After researching which countries I would want to work with, I chose to study Japanese and I have since fallen in love with the culture and the food, especially during my time as an exchange student. 

Q: What was your favorite part of studying abroad as an exchange student in Japan?

A: It’s so hard to choose a favorite part because I had so much fun experiencing life in a different way. I joined the table tennis club at Nanzan University, which helped me to make friends and practice Japanese. I also traveled around the country and practiced with other native speakers along the way.

There were definitely some moments of culture shock, especially since it was my first time out of the country. There were also some moments that really challenged me, like when I first arrived in Japan and missed my connecting flight, so I had to figure out how to get from Tokyo to Nagoya using public transportation. 

Q: What’s something you learned while at ASU — in the classroom or otherwise — that surprised you or changed your perspective?

A: Don't be afraid to take every opportunity you can get. When professors email you about special events that relate to your area of study, take advantage of that to prepare for your future career. 

Q: Which professor taught you the most important lesson while at ASU?

A: Professor Kumiko Hirano Gahan is the professor who taught me the most. She helped me develop Japanese language skills and she provides her students with numerous opportunities to learn and thrive. She also does a lot for the Japanese community and has so many great connections. Hirano sensei is a great person and a great businesswoman. I look up to her, and in the future I hope to achieve what she has done.
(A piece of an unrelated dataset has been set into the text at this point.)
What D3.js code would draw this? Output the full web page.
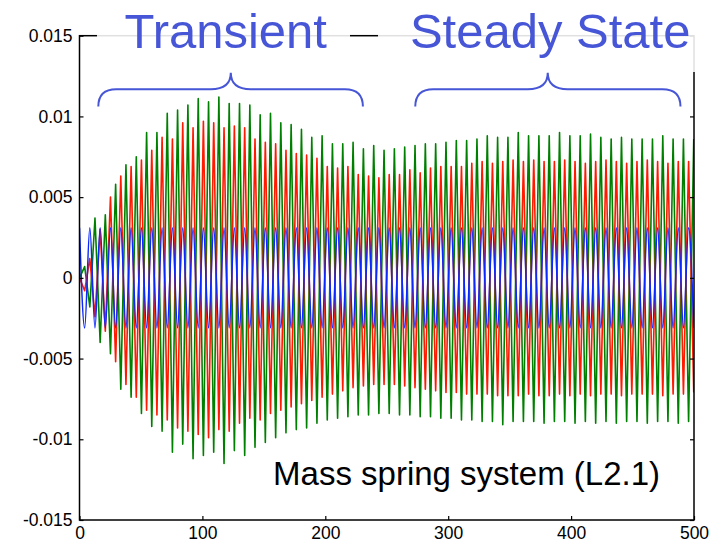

Q: What’s the best piece of advice you’d give to those still in school?

A: Find a way to focus what you're doing in life around your future goals. I wanted to become more involved in the ASU community, so I found opportunities related to being in an international environment and speaking different languages, from my student job at Global Launch to being a SILC Attache and later the vice president.
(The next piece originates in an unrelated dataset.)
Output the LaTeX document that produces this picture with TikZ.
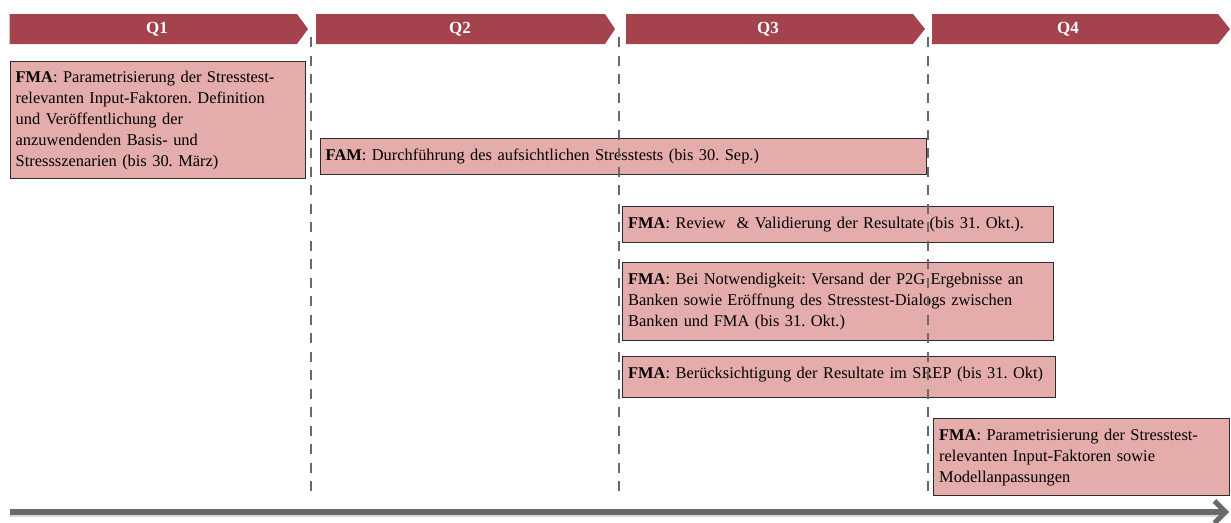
\documentclass[tikz,border=0pt]{standalone}
\usepackage{fontspec}
\setmainfont{Liberation Serif}
\usetikzlibrary{arrows.meta}
\definecolor{qred}{RGB}{164,67,78}
\definecolor{taskfill}{RGB}{228,173,171}
\definecolor{taskline}{RGB}{45,45,45}
\definecolor{gridgray}{RGB}{105,105,105}
\newcommand{\taskfont}{\fontsize{16.4}{21}\selectfont\frenchspacing}
\begin{document}
\begin{tikzpicture}[x=1pt, y=-1pt,
		task/.style = {draw=taskline, fill=taskfill, line width=1.4pt, anchor=north west, align=left, inner xsep=5.5pt, inner ysep=2pt, font=\taskfont},
		quarter/.style = {fill=qred},
		qlabel/.style = {text=white, font=\fontsize{17}{19}\selectfont\bfseries},
		grid/.style = {draw=gridgray, line width=2.6pt, dash pattern=on 10pt off 8.5pt},
		timeline/.style = {draw=gridgray, line width=6pt, -{Straight Barb[length=11pt, width=22pt, line width=5pt]}}]
			\useasboundingbox (0,0) rectangle (1231,522);
			% quarters
			\foreach \xa/\xn/\xt/\name/\xl in {9.5/297/308/Q1/157, 316/605/615/Q2/460, 626/913/925/Q3/768, 932/1218/1230/Q4/1068} {
				\fill[quarter] (\xa,14) -- (\xn,14) -- (\xt,29) -- (\xn,44) -- (\xa,44) -- cycle;
				\node[qlabel] (\name) at (\xl,29) {\name};
			}
			% tasks
			\node[task, text width=284pt, minimum height=117pt] (t1) at (9.5,61) {\textbf{FMA}: Parametrisierung der Stresstest-\\relevanten Input-Faktoren. Definition\\und Veröffentlichung der\\anzuwendenden Basis- und\\Stressszenarien (bis 30. März)};
			\node[task, text width=595.5pt, minimum height=36pt] (t2) at (319.5,138) {\textbf{FAM}: Durchführung des aufsichtlichen Stresstests (bis 30. Sep.)};
			\node[task, text width=420pt, minimum height=36pt] (t3) at (622,206) {\textbf{FMA}: Review\ \ \& Validierung der Resultate (bis 31. Okt.).};
			\node[task, text width=420pt, minimum height=78pt] (t4) at (622,262) {\textbf{FMA}: Bei Notwendigkeit: Versand der P2G Ergebnisse an\\Banken sowie Eröffnung des Stresstest-Dialogs zwischen\\Banken und FMA (bis 31. Okt.)};
			\node[task, text width=422pt, minimum height=41pt, text depth=9pt] (t5) at (622,356) {\mbox{\textbf{FMA}: Berücksichtigung der Resultate im SREP (bis 31. Okt)}};
			\node[task, text width=285pt, minimum height=77pt] (t6) at (933,418) {\textbf{FMA}: Parametrisierung der Stresstest-\\relevanten Input-Faktoren sowie\\Modellanpassungen};
			% quarter borders
			\foreach \x in {311, 619, 928}
				\draw[grid] (\x,37) -- (\x,497);
			% time axis
			\coordinate (start) at (9.5,512);
			\coordinate (end) at (1229,512);
			\draw[draw=gray!30, line width=4pt] ([yshift=-3pt]start) -- ([xshift=-12pt, yshift=-3pt]end);
			\draw[timeline] (start) -- (end);
		\end{tikzpicture}
\end{document}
Q: What was your favorite spot on campus, whether for studying, meeting friends or just thinking about life? 

A: Durham Hall. It is easy to go there before or after class to study. Because the School of International Letters and Cultures is such a tight-knit community, there is a good chance I will run into someone I know and we’ll end up either chatting and doing homework together. Learning Support Services in Durham Hall is also a great study space with lots of places to sit and enjoy the view.
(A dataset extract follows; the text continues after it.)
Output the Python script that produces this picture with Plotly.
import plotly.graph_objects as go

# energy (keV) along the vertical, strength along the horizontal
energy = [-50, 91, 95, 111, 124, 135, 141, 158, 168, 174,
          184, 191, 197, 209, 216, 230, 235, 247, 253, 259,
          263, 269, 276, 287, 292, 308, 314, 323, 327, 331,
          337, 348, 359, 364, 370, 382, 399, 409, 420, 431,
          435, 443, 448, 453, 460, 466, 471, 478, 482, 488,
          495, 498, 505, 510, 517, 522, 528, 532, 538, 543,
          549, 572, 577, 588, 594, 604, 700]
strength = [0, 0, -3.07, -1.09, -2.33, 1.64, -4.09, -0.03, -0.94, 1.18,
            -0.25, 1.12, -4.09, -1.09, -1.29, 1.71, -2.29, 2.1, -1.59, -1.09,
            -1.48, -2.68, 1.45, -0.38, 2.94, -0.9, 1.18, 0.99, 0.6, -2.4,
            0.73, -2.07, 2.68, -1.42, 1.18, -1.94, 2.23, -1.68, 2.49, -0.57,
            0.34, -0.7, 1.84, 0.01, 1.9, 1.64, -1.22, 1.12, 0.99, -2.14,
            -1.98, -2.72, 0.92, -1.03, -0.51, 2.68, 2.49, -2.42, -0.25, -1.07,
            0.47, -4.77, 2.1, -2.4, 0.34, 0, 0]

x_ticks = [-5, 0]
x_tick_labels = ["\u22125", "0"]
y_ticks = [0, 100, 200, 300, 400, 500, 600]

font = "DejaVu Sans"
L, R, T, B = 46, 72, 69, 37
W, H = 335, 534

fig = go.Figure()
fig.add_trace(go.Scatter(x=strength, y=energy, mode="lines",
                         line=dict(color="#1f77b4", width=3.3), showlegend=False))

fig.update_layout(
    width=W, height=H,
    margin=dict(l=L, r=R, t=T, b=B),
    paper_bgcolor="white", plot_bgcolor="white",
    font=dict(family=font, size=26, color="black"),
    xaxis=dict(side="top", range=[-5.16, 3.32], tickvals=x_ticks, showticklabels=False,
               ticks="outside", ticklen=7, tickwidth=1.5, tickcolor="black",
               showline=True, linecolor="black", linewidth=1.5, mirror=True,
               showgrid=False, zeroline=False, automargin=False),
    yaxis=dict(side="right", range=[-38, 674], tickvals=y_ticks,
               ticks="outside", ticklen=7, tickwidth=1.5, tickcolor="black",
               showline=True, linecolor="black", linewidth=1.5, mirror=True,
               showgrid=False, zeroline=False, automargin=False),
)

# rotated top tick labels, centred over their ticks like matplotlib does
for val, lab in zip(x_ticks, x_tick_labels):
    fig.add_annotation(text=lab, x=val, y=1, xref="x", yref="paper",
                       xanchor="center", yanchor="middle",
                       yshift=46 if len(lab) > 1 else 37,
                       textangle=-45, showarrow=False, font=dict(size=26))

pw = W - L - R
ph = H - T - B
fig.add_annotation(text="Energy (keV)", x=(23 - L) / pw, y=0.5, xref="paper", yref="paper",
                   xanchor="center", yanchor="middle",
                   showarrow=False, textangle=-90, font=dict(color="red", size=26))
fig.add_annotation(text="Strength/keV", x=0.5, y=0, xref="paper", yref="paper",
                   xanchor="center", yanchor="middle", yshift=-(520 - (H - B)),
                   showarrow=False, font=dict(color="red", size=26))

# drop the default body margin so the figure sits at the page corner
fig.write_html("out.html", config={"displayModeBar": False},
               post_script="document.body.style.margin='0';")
Q: If someone gave you $40 million to solve one problem on our planet, what would you tackle?

A: If I had $40 million dollars, I would want to invest in education for aspiring students all over the world who are unable to reach their educational goals because of finances or other circumstances. I truly believe that education is one of the most valuable things someone can receive in life, and that a good education is the key to achieving your ambitions and making a difference in society. I was fortunate enough to attend ASU thanks to the generous amount of scholarships I was awarded, but I understand that not everyone is able to have that same opportunity. If I had the financial means, I would want to empower those in need so they can receive a quality education.

Q: Any parting thoughts?

A: From my own perspective, it is important to study foreign languages and cultures. Everyone should include it as part of their education or extracurricular activities, especially with the advancement of technology and globalization. It’s something that I advocate for a lot and why I love the School of International Letters and Cultures so much. I’ve made friends with so many people around the world, and it was truly a valuable experience that I will carry with me into my future career.